Al traguardo un giovane studente udinese, Giovanni Adami, ora avvocato affermato e presidente della Federbasket del Friuli Venezia Giulia, rimedia un pennarello nero e verga sul tricolore, che fino a poco prima sventolava: “Fabio vive”.

Poi prova inutilmente a farsi largo tra i Gendarmi per fermare quello scempio. Virenque arriva, trionfa, strepita. La cerimonia di premiazione è la solita, fiori, miss, musica. I corridori no. Piangono. Zulle, Rominger, Migelon, gli italiani.

Quelli che non sanno ancora vengono informati. A Tarbes intanto, la salma di Fabio viene avvolta in un drappo nero. La cronaca dell’inviato della Gazzetta dello Sport Pier Bergonzi fa accapponare la pelle. Oggi più di allora. «Fabio ha chiuso gli occhi. Per sempre. È lì disteso sotto un drappo nero, ha il volto raccolto dentro un rigido bendaggio, appena reclinato verso sinistra. Fuori c’è il caldo afoso dei Pirenei, dentro la “chapelle ardente” c’è il gelo. Non è l’aria condizionata: è che vengono i brividi solo a pensarci...».

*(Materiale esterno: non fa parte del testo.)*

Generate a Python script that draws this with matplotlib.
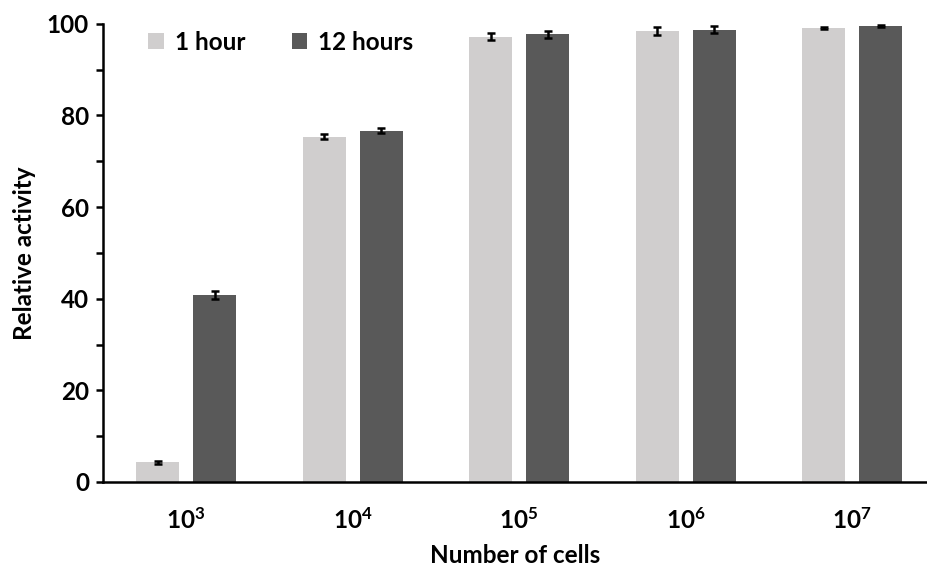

Il giorno dopo i corridori non vogliono gareggiare, l’organizzazione li minaccia: dovete farlo. Allora percorrono la Tarbes-Pau ad andatura ciloturistica. Sull’ammiraglia della Motorola troneggia la bici di Fabio listata a lutto col numero 114. La squadra di Casartelli taglia il traguardo in parata.

Tre giorni dopo Lance Artmstrong, compagno di squadra di Fabio, prima di Limoges scappa dal gruppo e percorre gli ultimi metri della tappa braccia al cielo indicando l’amico perduto. Dimenticate per un attimo cosa combinerà poi il texano: l’immagine è stupenda.

Ora sul Porte d’Aspet c’è un monumento dedicato a Casartelli, suo figlio Marco ha 25 anni, con la mamma, romagnola d’origine, gestisce un locale a Forlì. La Fondazione Casartelli, presieduta da anni dalla gloria del basket Pierluigi Marzorati, sta facendo del bene da un ventennio.

E i corridori ora indossano il casco. È obbligatorio, ma ci volle la morte di un altro ragazzo, Andrei Kivilev, nel 2003 alla Parigi-Nizza, per convincere i professionisti che era il caso di usarlo. Anche se forse quel giorno sul Portet d’Aspet la vita a Fabio non l’avrebbe salvata nemmeno il casco.